The line containing "fig = go.Figure()" marks the end: extract everything from the first line of the data through that line, exactly, with no pictures.

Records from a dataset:
============================================================
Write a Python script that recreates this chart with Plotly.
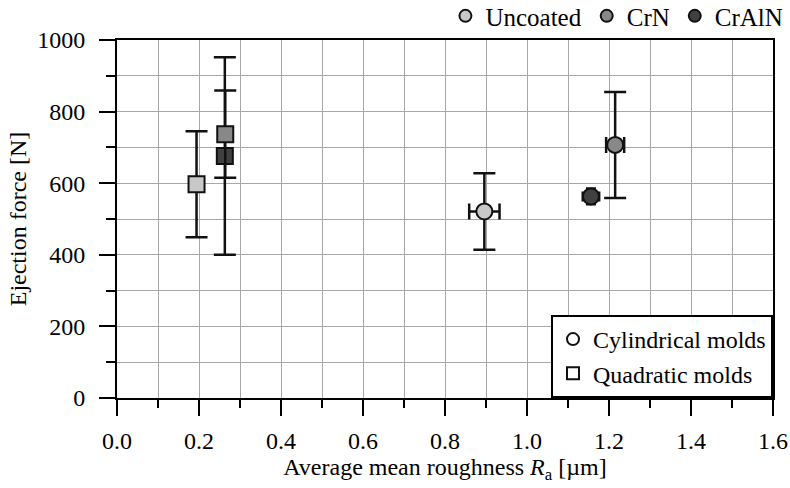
import plotly.graph_objects as go

coatings = ["Uncoated", "CrN", "CrAlN"]
fills = ["#c8c8c8", "#888888", "#404040"]

# Cylindrical molds (circles)
cyl_x = [0.896, 1.215, 1.156]
cyl_y = [521, 707, 563]
cyl_yerr = [107, 148, 22]
cyl_xerr = [0.037, 0.022, 0.02]
cyl_capy = [11, 11, 5]
cyl_capx = [8, 8, 5]

# Quadratic molds (squares)
quad_x = [0.194, 0.264, 0.263]
quad_y = [597, 737, 676]
quad_yerr = [148, 122, 276]

x_ticks = [0.0, 0.2, 0.4, 0.6, 0.8, 1.0, 1.2, 1.4, 1.6]
y_ticks = [0, 200, 400, 600, 800, 1000]

FONT = "Liberation Serif"
TICK_SIZE = 24
TITLE_SIZE = 24
LEG_SIZE = 25

fig = go.Figure()

for i in [2, 0, 1]:
    fig.add_trace(go.Scatter(
        x=[quad_x[i]], y=[quad_y[i]], mode="markers",
        marker=dict(symbol="square", size=16, color=fills[i],
                    line=dict(color="#111111", width=2)),
        error_y=dict(type="data", array=[quad_yerr[i]], color="#111111",
                     thickness=2.5, width=11),
        showlegend=False,
    ))

for i in range(3):
    fig.add_trace(go.Scatter(
        x=[cyl_x[i]], y=[cyl_y[i]], mode="markers",
        marker=dict(symbol="circle", size=16, color=fills[i],
                    line=dict(color="#111111", width=2)),
        error_y=dict(type="data", array=[cyl_yerr[i]], color="#111111",
                     thickness=2.5, width=cyl_capy[i]),
        error_x=dict(type="data", array=[cyl_xerr[i]], color="#111111",
                     thickness=2.5, width=cyl_capx[i]),
        showlegend=False,
    ))

for i, name in enumerate(coatings):
    fig.add_trace(go.Scatter(
        x=[None], y=[None], mode="markers", name=name,
        marker=dict(symbol="circle", size=15, color=fills[i],
                    line=dict(color="#111111", width=2)),
        legend="legend",
    ))

fig.add_trace(go.Scatter(
    x=[None], y=[None], mode="markers", name="Cylindrical molds",
    marker=dict(symbol="circle-open", size=15, color="#111111",
                line=dict(color="#111111", width=2)),
    legend="legend2",
))
fig.add_trace(go.Scatter(
    x=[None], y=[None], mode="markers", name="Quadratic molds",
    marker=dict(symbol="square-open", size=15, color="#111111",
                line=dict(color="#111111", width=2)),
    legend="legend2",
))

axis_common = dict(
    showline=True, linecolor="black", linewidth=2, mirror=True,
    ticks="outside", tickcolor="black", tickwidth=2, ticklen=16,
    showgrid=True, gridcolor="#a8a8a8", gridwidth=1.3,
    zeroline=False, automargin=False,
    tickfont=dict(family=FONT, size=TICK_SIZE, color="black"),
)

fig.update_xaxes(
    range=[0, 1.6], tickvals=x_ticks,
    ticktext=[f"{v:.1f}" for v in x_ticks],
    minor=dict(dtick=0.1, ticklen=8, tickwidth=2, tickcolor="black",
               ticks="outside", showgrid=True, gridcolor="#a8a8a8", gridwidth=1.3),
    title=dict(text="Average mean roughness <i>R</i><sub>a</sub> [µm]",
               font=dict(family=FONT, size=TITLE_SIZE, color="black"), standoff=2),
    ticklabelstandoff=4,
    **axis_common,
)
fig.update_yaxes(
    range=[0, 1000], tickvals=y_ticks,
    minor=dict(dtick=100, ticklen=9, tickwidth=2, tickcolor="black",
               ticks="outside", showgrid=True, gridcolor="#a8a8a8", gridwidth=1.3),
    title=dict(text="Ejection force [N]",
               font=dict(family=FONT, size=TITLE_SIZE, color="black"), standoff=4),
    ticklabelstandoff=9,
    **axis_common,
)

fig.update_layout(
    width=790, height=488,
    margin=dict(l=117, r=17, t=40, b=90, autoexpand=False),
    paper_bgcolor="white", plot_bgcolor="white",
    font=dict(family=FONT, size=TICK_SIZE, color="black"),
    legend=dict(
        orientation="h", xref="container", yref="container",
        x=0.998, xanchor="right", y=0.967, yanchor="middle",
        font=dict(family=FONT, size=LEG_SIZE, color="black"),
        bgcolor="rgba(0,0,0,0)", itemsizing="constant",
        itemwidth=30,
    ),
    legend2=dict(
        x=1.0, xanchor="right", y=0.0, yanchor="bottom",
        font=dict(family=FONT, size=24, color="black"),
        bgcolor="white", bordercolor="black", borderwidth=2,
        itemsizing="constant", itemwidth=30, tracegroupgap=0,
    ),
)

fig.write_html("out.html")
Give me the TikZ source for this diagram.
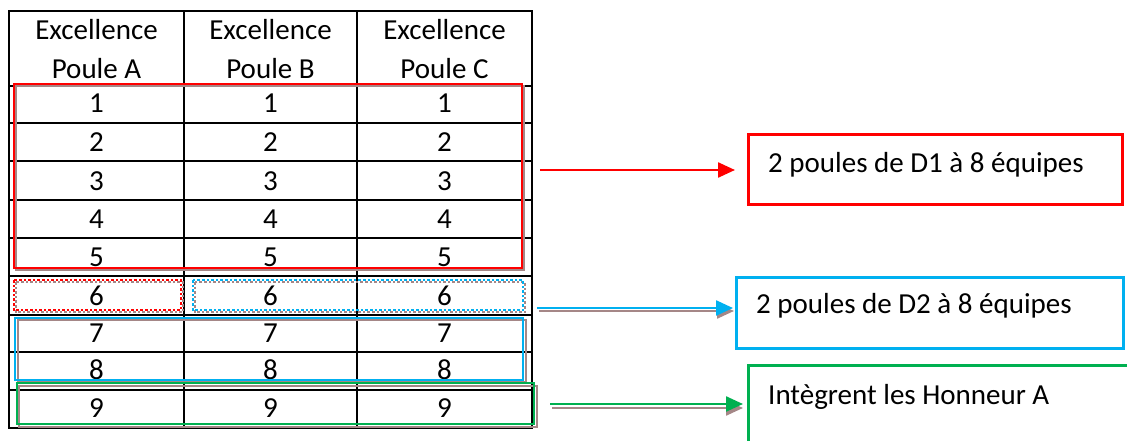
\documentclass[tikz,border=0pt]{standalone}
\usepackage{fontspec}
\setmainfont{Carlito}
\usetikzlibrary{arrows.meta}
\definecolor{rd}{RGB}{255,0,0}
\definecolor{bl}{RGB}{0,176,240}
\definecolor{gr}{RGB}{0,176,80}
\definecolor{shd}{RGB}{165,135,135}
\begin{document}
\begin{tikzpicture}[x=1pt,y=-1pt,
  cell/.style={font=\fontsize{29}{29}\selectfont, inner sep=0pt, anchor=center},
  grid/.style={line width=2pt, black},
  hl/.style={line width=2.6pt},
  shadow/.style={line width=2.6pt, shd},
  arr/.style={line width=2.4pt, -{Triangle[length=17pt,width=15pt]}},
  lbl/.style={font=\fontsize{29}{29}\selectfont, inner sep=0pt, anchor=west},
  box/.style={line width=2.6pt, minimum width=#1, inner sep=0pt, anchor=north west}
]
\useasboundingbox (0,0) rectangle (1127,441);
% table grid
\draw[grid] (9,11) rectangle (532,428);
\foreach \x in {184,357} \draw[grid] (\x,11) -- (\x,428);
\foreach \y in {86,123,161,200,238,276,315,352,390} \draw[grid] (9,\y) -- (532,\y);
% header
\foreach \c/\x/\n in {A/96.5/a,B/270.5/b,C/444.5/c}{
  \node[cell] (h1\n) at (\x,30) {Excellence};
  \node[cell] (h2\n) at (\x,69) {Poule \c};
}
% numbers
\foreach \r/\y in {1/103,2/142,3/181,4/219,5/257,6/296,7/333,8/370,9/408}{
  \node[cell] (a\r) at (96.5,\y) {\r};
  \node[cell] (b\r) at (270.5,\y) {\r};
  \node[cell] (c\r) at (444.5,\y) {\r};
}
% highlight boxes with shadows
\draw[shadow] (16,86) rectangle (524,270);
\draw[hl,rd] (14,84) rectangle (522,268);
\draw[shadow,dotted] (16,282) rectangle (183,312);
\draw[hl,rd,dotted] (14,280) rectangle (181,310);
\draw[shadow,dotted] (195,282) rectangle (525,312);
\draw[hl,bl,dotted] (193,280) rectangle (523,310);
\draw[shadow] (18,320) rectangle (526,382);
\draw[hl,bl] (15,318) rectangle (523,380);
\draw[shadow] (19,386) rectangle (537,427);
\draw[hl,gr] (17,383) rectangle (534,424);
% right boxes
\node[box=374pt, minimum height=70pt, draw=rd] (d1) at (747,133) {};
\node[lbl] (t1) at (768,165) {2 poules de D1 à 8 équipes};
\node[box=387pt, minimum height=71pt, draw=bl] (d2) at (735,276) {};
\node[lbl] (t2) at (756,306) {2 poules de D2 à 8 équipes};
\node[box=400pt, minimum height=90pt, draw=gr] (d3) at (747,364) {};
\node[lbl] (t3) at (768,397) {Intègrent les Honneur A};
% arrows
\coordinate (s1) at (540,170);
\coordinate (s2) at (537,308);
\coordinate (s2s) at (539,311);
\coordinate (s3) at (550,404);
\coordinate (s3s) at (552,408);
\draw[arr,rd] (s1) -- ([shift={(-12,0)}]s1 -| d1.west);
\draw[arr,shd] (s2s) -- ([shift={(-1,0)}]s2s -| d2.west);
\draw[arr,bl] (s2) -- ([shift={(-2,0)}]s2 -| d2.west);
\draw[arr,shd] (s3s) -- ([shift={(-4,0)}]s3s -| d3.west);
\draw[arr,gr] (s3) -- ([shift={(-4,0)}]s3 -| d3.west);
\end{tikzpicture}
\end{document}
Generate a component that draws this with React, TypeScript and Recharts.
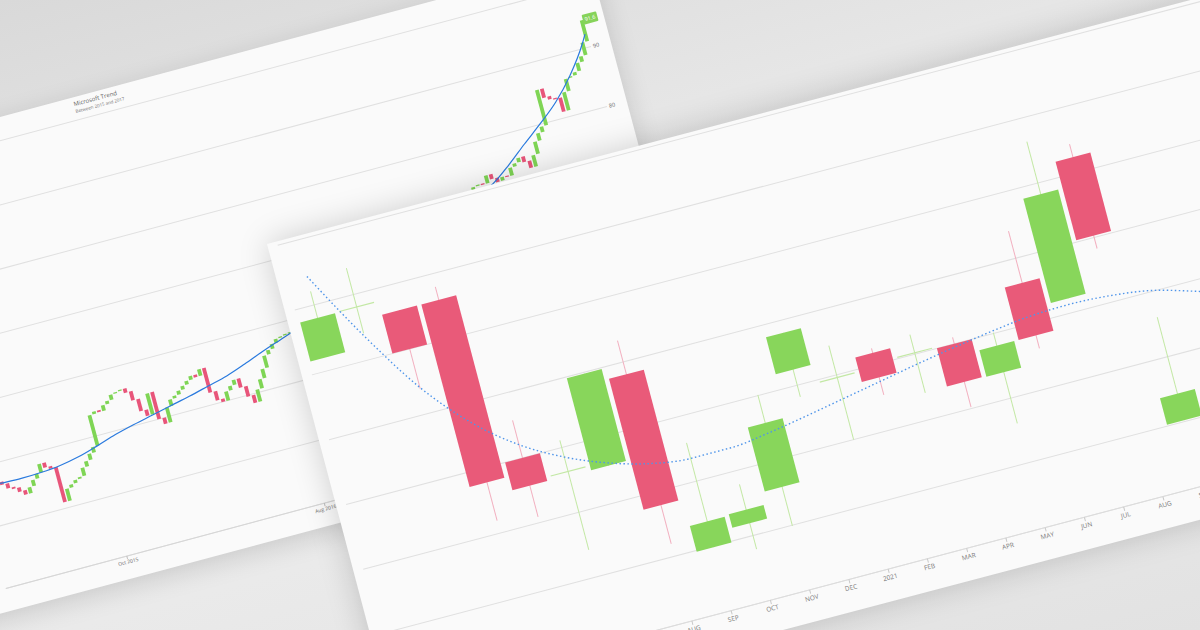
import React from 'react';
import { ComposedChart, Bar, Line, XAxis, YAxis, CartesianGrid, ReferenceLine } from 'recharts';

// ---- front chart: monthly candles, Jan 2020 .. Dec 2021 ----
const frontLabels = ['2020', 'FEB', 'MAR', 'APR', 'MAY', 'JUN', 'JUL', 'AUG', 'SEP', 'OCT', 'NOV', 'DEC',
  '2021', 'FEB', 'MAR', 'APR', 'MAY', 'JUN', 'JUL', 'AUG', 'SEP', 'OCT', 'NOV', 'DEC'];
const frontOpen = [52, 58.1, 56, 56, 30, 26.3, 25.6, 38.1, 9.8, 11.9, 15.9, 32.4, 29.6, 31.8, 30.2, 30, 24, 36.2, 32.2, 52.4, 10.2, null, null, null];
const frontClose = [58, 58.1, 50, 27.8, 25.7, 26.3, 39.8, 17.9, 13.8, 14, 25.8, 38.1, 29.6, 28, 30.2, 24.1, 28.1, 28.1, 48.3, 40.3, 14.3, null, null, null];
const frontHigh = [62.1, 64.1, 56, 58, 35.8, 31.1, 39.8, 43.3, 25.9, 17.9, 30.1, 38.1, 34.5, 32.5, 33, 31, 30.1, 44.2, 56.4, 54.4, 26.1, null, null, null];
const frontLow = [52, 54, 43.9, 21.9, 20.9, 14.2, 25.6, 11.9, 9.8, 7.9, 9.9, 28.2, 20, 25.3, 24, 20.2, 16.1, 26.1, 32.2, 38.3, 10.2, null, null, null];
const frontTrend = [64.4, 53.5, 44, 37, 32, 28.5, 26, 24.3, 23.5, 23.5, 24.2, 25.2, 26.3, 27.4, 28.5, 29.5, 30.4, 31.1, 31.3, 31, 30.2, 28.5, 26.5, 24];
const frontYTicks = [0, 10, 20, 30, 40, 50, 60, 70];

// ---- back chart: Microsoft, weekly closes (4 per month) from Apr 2015 ----
const backClose = [
  47.5, 46.5, 46.0, 46.8, 46.3, 45.5, 45.2, 44.5, 43.8, 44.8, 45.8, 46.6,
  48.0, 47.2, 46.8, 41.0, 43.0, 43.5, 44.0, 44.3, 45.6, 46.5, 47.5, 48.4,
  53.5, 53.9, 53.6, 54.5, 55.0, 55.8, 56.0, 56.2, 55.5, 54.0, 52.0, 51.0,
  54.5, 50.0, 49.0, 51.5, 52.6, 53.0, 53.6, 54.2, 54.8, 55.4, 55.0, 56.1,
  52.0, 50.5, 50.0, 51.5, 52.2, 53.0, 51.5, 49.8, 48.5, 50.5, 52.0, 53.5,
  55.5, 56.2, 57.0, 57.6, 57.8, 58.0, 58.1, 57.7, 57.3, 57.6, 57.0, 57.4,
  59.5, 60.0, 59.8, 60.5, 60.2, 60.6, 61.5, 62.0, 62.5, 62.8, 63.0, 62.5,
  64.0, 64.5, 64.0, 64.2, 64.0, 64.6, 65.0, 65.5, 65.2, 65.8, 67.5, 68.5,
  68.8, 69.0, 70.0, 69.5, 71.0, 71.5, 70.0, 69.8, 69.5, 70.5, 71.5, 72.5,
  73.0, 73.2, 73.0, 74.3, 73.5, 72.8, 73.4, 73.2, 74.5, 75.0, 75.7, 74.8,
  73.6, 75.5, 77.5, 78.7, 79.6, 85.5, 84.0, 83.5, 83.3, 81.0, 84.0, 86.0,
  86.2, 86.7, 88.0, 88.9, 91.0, 94.5,
];
// trend value at the start of each month (Apr 2015 .. Feb 2018), plus the last point
const backTrend = [46.7, 46.6, 46.5, 46.6, 46.9, 47.5, 48.4, 49.4, 50.2, 50.9, 51.6, 52.3, 53.1, 53.9, 55.0, 56.2,
  57.3, 58.4, 59.6, 60.8, 62.0, 63.3, 64.6, 65.9, 67.2, 68.5, 69.9, 71.3, 72.7, 75.0, 77.6, 80.1, 82.8, 86.3, 90.8];
const backTrendLast = 92.2;
const backTickIdx = [24, 64, 104];
const backTickLabels = ['Oct 2015', 'Aug 2016', 'Jun 2017'];
const backYTicks = [30, 40, 50, 60, 70, 80, 90, 100];
const backBadge = '91.6';

const GREEN = '#88d65b';
const RED = '#e95a79';

const frontData = frontLabels.map((label, i) => ({
  label,
  open: frontOpen[i],
  close: frontClose[i],
  high: frontHigh[i],
  low: frontLow[i],
  trend: frontTrend[i],
}));

const backData = backClose.map((close, i) => {
  const open = i === 0 ? close : backClose[i - 1];
  return {
    idx: i,
    open,
    close,
    high: Math.max(open, close),
    low: Math.min(open, close),
    trend: i === backClose.length - 1 ? backTrendLast : i % 4 === 0 ? backTrend[i / 4] : null,
  };
});

const range = (d: any) => (d.open == null ? null : [d.low, d.high]);

function FrontCandle(props: any) {
  const { x, y, width, height, payload } = props;
  if (!payload || payload.open == null) return null;
  const { open, close, high, low } = payload;
  const top = Math.min(y, y + height);
  const h = Math.abs(height);
  const span = high - low || 1;
  const py = (v: number) => top + ((high - v) / span) * h;
  const cx = x + width / 2;
  if (open === close) {
    return (
      <g>
        <line x1={cx} x2={cx} y1={py(high)} y2={py(low)} stroke="#c3e8a5" strokeWidth={1} />
        <line x1={x} x2={x + width} y1={py(open)} y2={py(open)} stroke="#c3e8a5" strokeWidth={1.2} />
      </g>
    );
  }
  const up = close > open;
  const bt = py(Math.max(open, close));
  const bb = py(Math.min(open, close));
  return (
    <g>
      <line x1={cx} x2={cx} y1={py(high)} y2={py(low)} stroke={up ? '#c3e8a5' : '#f2b0c0'} strokeWidth={1} />
      <rect x={x} y={bt} width={width} height={Math.max(1, bb - bt)} fill={up ? GREEN : RED} />
    </g>
  );
}

function BackCandle(props: any) {
  const { x, y, width, height, payload } = props;
  if (!payload) return null;
  const top = Math.min(y, y + height);
  const h = Math.max(1.2, Math.abs(height));
  const up = payload.close >= payload.open;
  return <rect x={x} y={top} width={width} height={h} fill={up ? '#7fd555' : '#e8557a'} />;
}

function Badge(props: any) {
  const vb = props.viewBox;
  if (!vb) return null;
  const bx = vb.x + vb.width - 1;
  const by = vb.y - 5;
  return (
    <g>
      <rect x={bx} y={by} width={15} height={10} rx={1} fill="#86d35a" />
      <text x={bx + 7.5} y={by + 7} fontSize={5.5} fill="#fff" textAnchor="middle" fontFamily='"Open Sans", sans-serif'>
        {backBadge}
      </text>
    </g>
  );
}

function FrontChart() {
  return (
    <ComposedChart width={1000.4} height={505} data={frontData} margin={{ top: 4, left: 10, right: 16, bottom: 12 }}>
      <CartesianGrid vertical={false} stroke="#e0e0e0" />
      <XAxis
        dataKey="label"
        interval={0}
        height={20}
        tickSize={4}
        tickMargin={2}
        axisLine={{ stroke: '#dcdcdc' }}
        tickLine={{ stroke: '#c8c8c8' }}
        tick={{ fontSize: 6.5, fill: '#777', fontFamily: '"Open Sans", sans-serif' }}
      />
      <YAxis hide domain={[0, 70]} ticks={frontYTicks} />
      <Bar dataKey={range} barSize={36} shape={FrontCandle} isAnimationActive={false} />
      <Line
        dataKey="trend"
        type="monotone"
        stroke="#4f95ea"
        strokeWidth={1.4}
        strokeDasharray="1.5 2.5"
        dot={false}
        isAnimationActive={false}
      />
    </ComposedChart>
  );
}

function BackChart() {
  return (
    <ComposedChart width={749.6} height={481} data={backData} margin={{ top: 23, left: 14.1, right: 10, bottom: 8 }}>
      <CartesianGrid vertical={false} stroke="#e0e0e0" />
      <XAxis
        dataKey="idx"
        ticks={backTickIdx}
        interval={0}
        height={16}
        tickSize={3}
        tickMargin={1}
        tickFormatter={(v: number) => backTickLabels[backTickIdx.indexOf(v)] ?? ''}
        axisLine={{ stroke: '#d6d6d6' }}
        tickLine={{ stroke: '#bdbdbd' }}
        tick={{ fontSize: 5, fill: '#666', fontFamily: '"Open Sans", sans-serif' }}
      />
      <YAxis
        orientation="right"
        domain={[30, 100]}
        ticks={backYTicks}
        width={20}
        axisLine={false}
        tickLine={false}
        tickSize={0}
        tickMargin={2}
        tick={{ fontSize: 5.5, fill: '#666', fontFamily: '"Open Sans", sans-serif' }}
      />
      <Bar dataKey={range} barSize={3.8} shape={BackCandle} isAnimationActive={false} />
      <Line dataKey="trend" type="monotone" stroke="#2a7ade" strokeWidth={1.2} dot={false} connectNulls isAnimationActive={false} />
      <ReferenceLine y={backClose[backClose.length - 1]} stroke="none" ifOverflow="visible" label={{ content: Badge }} />
    </ComposedChart>
  );
}

export default function App() {
  return (
    <div
      style={{
        position: 'fixed',
        left: 0,
        top: 0,
        width: 1200,
        height: 630,
        overflow: 'hidden',
        background: 'linear-gradient(165deg, #d9d9d9 0%, #e6e6e6 30%, #ececec 60%, #e2e2e2 100%)',
        fontFamily: '"Open Sans", sans-serif',
      }}
    >
      {/* back card */}
      <div style={{ position: 'absolute', left: 0, top: 118.6, transform: 'rotate(-15deg)', transformOrigin: '0 0' }}>
        <div
          style={{
            position: 'absolute',
            left: -400,
            top: -2,
            width: 1010,
            height: 480,
            background: '#fafafa',
            boxShadow: '0 6px 26px rgba(0,0,0,0.14)',
          }}
        >
          <div
            style={{
              position: 'absolute',
              left: 475,
              top: 3.5,
              fontSize: 12,
              color: '#666',
              whiteSpace: 'nowrap',
              lineHeight: 1,
              transform: 'scale(0.5)',
              transformOrigin: '0 0',
            }}
          >
            Microsoft Trend
          </div>
          <div
            style={{
              position: 'absolute',
              left: 475,
              top: 12,
              fontSize: 9,
              color: '#777',
              whiteSpace: 'nowrap',
              lineHeight: 1,
              transform: 'scale(0.5)',
              transformOrigin: '0 0',
            }}
          >
            Between 2015 and 2017
          </div>
          <div style={{ position: 'absolute', left: 270, top: 0 }}>
            <BackChart />
          </div>
        </div>
      </div>

      {/* front card */}
      <div style={{ position: 'absolute', left: 267, top: 244, transform: 'rotate(-14.8deg)', transformOrigin: '0 0' }}>
        <div
          style={{
            position: 'absolute',
            left: 0,
            top: 0,
            width: 1000.4,
            height: 505,
            background: '#fafafa',
            boxShadow: '0 0 32px rgba(0,0,0,0.18)',
          }}
        >
          <FrontChart />
        </div>
      </div>
    </div>
  );
}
============================================================
▶ [Answer below]:
Write a Python script that recreates this chart with Plotly.
import plotly.graph_objects as go

coatings = ["Uncoated", "CrN", "CrAlN"]
fills = ["#c8c8c8", "#888888", "#404040"]

# Cylindrical molds (circles)
cyl_x = [0.896, 1.215, 1.156]
cyl_y = [521, 707, 563]
cyl_yerr = [107, 148, 22]
cyl_xerr = [0.037, 0.022, 0.02]
cyl_capy = [11, 11, 5]
cyl_capx = [8, 8, 5]

# Quadratic molds (squares)
quad_x = [0.194, 0.264, 0.263]
quad_y = [597, 737, 676]
quad_yerr = [148, 122, 276]

x_ticks = [0.0, 0.2, 0.4, 0.6, 0.8, 1.0, 1.2, 1.4, 1.6]
y_ticks = [0, 200, 400, 600, 800, 1000]

FONT = "Liberation Serif"
TICK_SIZE = 24
TITLE_SIZE = 24
LEG_SIZE = 25

fig = go.Figure()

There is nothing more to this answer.